Tuesday, October 18, 2011

"For the love of a daughter"




This is my life story. My dad has never put down the bottle for me. He was late to most of my choir, and orchestra concerts. He was also late to my confirmation, not by much but he still was. He tells me he loves me, but it does sound like a lie. He pretends to care about me. All I think he cares about is my grades, but he could be faking that too. 

He needs to figure out on his own that the only thing that will help are relationship, and bring us closer is for him to put the bottle down. Our relationship has been awful the past year. He doesn't understand that he needs to do something he has only done once before, put down the bottle. He is clueless of that, that's the only thing he has to do. 

He doesn't except me for me for me.
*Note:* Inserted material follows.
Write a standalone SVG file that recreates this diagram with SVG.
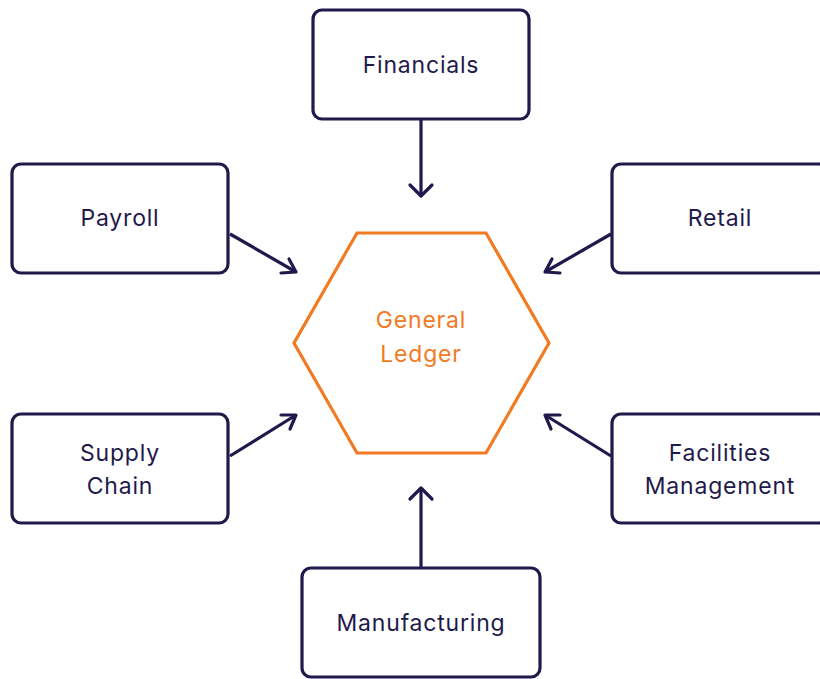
<svg xmlns="http://www.w3.org/2000/svg" width="820" height="679" viewBox="0 0 820 679">
<defs>
<style>
.box{fill:#ffffff;stroke:#1f1a4b;stroke-width:3.2}
.lbl{font-family:Inter,"Noto Sans","Liberation Sans",sans-serif;font-size:23px;letter-spacing:0.8px;fill:#1f1a4b;text-anchor:middle}
.hex{fill:#ffffff;stroke:#f27a22;stroke-width:3.2}
.hlbl{font-family:Inter,"Noto Sans","Liberation Sans",sans-serif;font-size:23px;letter-spacing:0.8px;fill:#f27a22;text-anchor:middle}
.conn{fill:none;stroke:#1f1a4b;stroke-width:3.2}
.head{fill:none;stroke:#1f1a4b;stroke-width:3.2;stroke-linecap:round;stroke-linejoin:round}
</style>
</defs>
<rect width="820" height="679" fill="#ffffff"/>
<g id="connectors">
<line class="conn" x1="421" y1="119" x2="421" y2="196"/>
<polyline class="head" points="410,185 421,196 432,185"/>
<line class="conn" x1="230" y1="234" x2="296" y2="272"/>
<polyline class="head" points="281,273 296,272 289,259"/>
<line class="conn" x1="611" y1="234" x2="545" y2="272"/>
<polyline class="head" points="560,273 545,272 552,259"/>
<line class="conn" x1="230" y1="456" x2="296" y2="415"/>
<polyline class="head" points="281,415 296,415 290,429"/>
<line class="conn" x1="611" y1="456" x2="545" y2="415"/>
<polyline class="head" points="560,415 545,415 551,429"/>
<line class="conn" x1="421" y1="567" x2="421" y2="488"/>
<polyline class="head" points="410,499 421,488 432,499"/>
</g>
<g id="node-financials">
<rect class="box" x="313" y="10" width="216" height="109" rx="9"/>
<text class="lbl" x="421" y="73">Financials</text>
</g>
<g id="node-payroll">
<rect class="box" x="12" y="164" width="216" height="109" rx="9"/>
<text class="lbl" x="120" y="226">Payroll</text>
</g>
<g id="node-retail">
<rect class="box" x="612" y="164" width="216" height="109" rx="9"/>
<text class="lbl" x="720" y="226">Retail</text>
</g>
<g id="node-supply-chain">
<rect class="box" x="12" y="414" width="216" height="109" rx="9"/>
<text class="lbl" x="120" y="461">Supply</text>
<text class="lbl" x="120" y="494">Chain</text>
</g>
<g id="node-facilities">
<rect class="box" x="612" y="414" width="216" height="109" rx="9"/>
<text class="lbl" x="720" y="461">Facilities</text>
<text class="lbl" x="720" y="494">Management</text>
</g>
<g id="node-manufacturing">
<rect class="box" x="302" y="568" width="238" height="109" rx="9"/>
<text class="lbl" x="421" y="631">Manufacturing</text>
</g>
<g id="node-general-ledger">
<polygon class="hex" points="357,233 486,233 549,343 486,453 357,453 294,343"/>
<text class="hlbl" x="421" y="328">General</text>
<text class="hlbl" x="421" y="362">Ledger</text>
</g>
</svg>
He calls me worthless. He hates how close I am to God. He hates the thought that I'm not Jewish. He hates how I treat him. He doesn't like me. I feel like my dad wants nothing to do with me but he covers it up, so I don't know what he wants from me, him, my family, or anything/anyone.

I want to be able to love him and him to love me like a true daughter and father have. I don't have that. He treats me like garbage. I'm tired of it. I don't want to be trash anymore. I want him to love me. A fatherly figure is a guy who cares about the child and love them. Do most teenage girls feel this way about their dad? Am I the only one? 

The song "Love for a daughter" means so much to me. It helps me get out my feeling for my dad. I want to love him but I can't the way he's treating me.